Bucs confident LB Kendell Beckwith can compete to start despite injury

Third-round pick Kendell Beckwith tore his ACL on Nov. 19. Cliff Welch/Icon Sportswire

TAMPA, Fla. -- Tampa Bay Buccaneers new rookie linebacker Kendell Beckwith is used to getting in on the action. The third-round draft pick had a knack for exceptionally hard hits at LSU. But in rookie camp last week, he was forced to stand on the sideline. He's been recovering from a torn ACL suffered on Nov. 19 of last year and has not been able to practice.

"It's tough," Beckwith admitted. "It's definitely a little boring sitting back watching because I'm such a competitor, but it's just a process. I've got to take my time with it and hopefully I'll be ready."

Bucs general manager Jason Licht and his scouting department had been watching Beckwith the last two years. They also had insight from his former teammate, Bucs starting middle linebacker Kwon Alexander, and saw a strong track record of LSU linebackers in the NFC South. That made them comfortable not only drafting Beckwith, but trading back into the third round to select him despite the injury.

"He got hurt so he slid a little bit because of it," Licht said. "We’re anticipating – I mean, we haven’t got our hands on him besides physicals during this process [and] you want to be around a guy everyday to know exactly where he is – but we're very confident he's going to be ready this season. [It] could be July that he's ready to go."

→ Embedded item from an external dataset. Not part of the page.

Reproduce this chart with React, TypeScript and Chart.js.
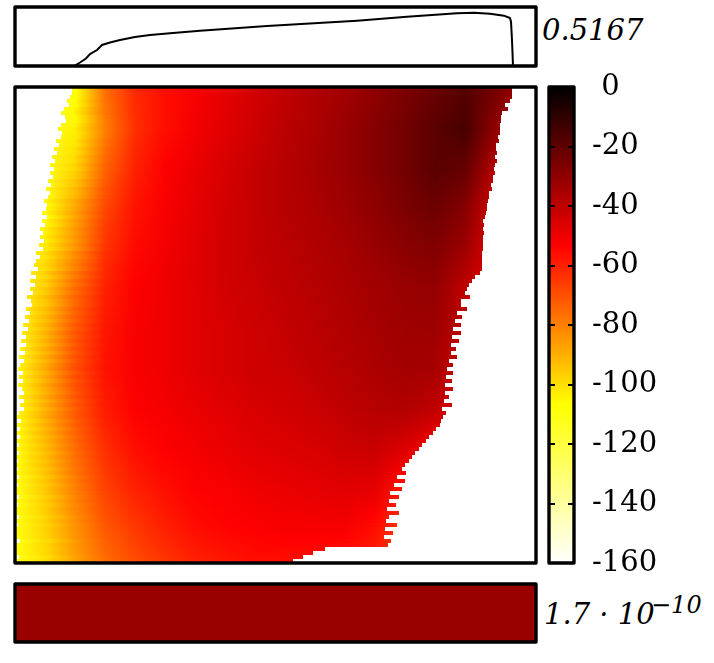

Beckwith added, "[The recovery] is going really good. I'm feeling pretty good right now. I'm just trying to do a good job of following the trainers' lead."

Official training camp dates have not been announced yet, but it will be sometime around the end of July. The expectation there is that he'll compete with Devante Bond for the strongside linebacker role, replacing veteran Daryl Smith.

While Beckwith played middle linebacker as a three-year starter in college, he welcomes the change.

"It's definitely a switch, but I'll line up and play anywhere," Beckwith said. "If that's what they want me to do, I'll do it. ... I'm a competitor. I'm willing to work and really willing to compete for that job."

Alexander also had to make a change when he got to the next level. He played outside at LSU and moved inside when he was drafted by the Bucs.

Beckwith joked, "If they want me to go back and play safety, some corner, maybe a little wideout, I'll do that too. High school my senior year was probably my last time doing that. It's been a while, but I think I still got it."

At 6-foot-2, 243 pounds, Beckwith has the size to make the transition to the SAM spot and has the downhill, physical style that is needed for Mike Smith's defense. And unlike the MIKE position, he doesn't need to be great in coverage because he won't be on the field for every snap. Alexander and Lavonte David will handle that.

"He has played with his hand down -- he's rushed, he's played on the line of scrimmage," Licht said. "So those are all things that you look for in a SAM, being able to butt heads and play physical."

According to Pro Football Focus, Beckwith made a stop on 11.7 percent of run snaps last season, fourth among SEC linebackers. Meanwhile, the Bucs allowed 2.8 yards per rush before first contact last season, seventh-worst in the NFL, so he'll be a welcome addition.

They just have to show a little patience first.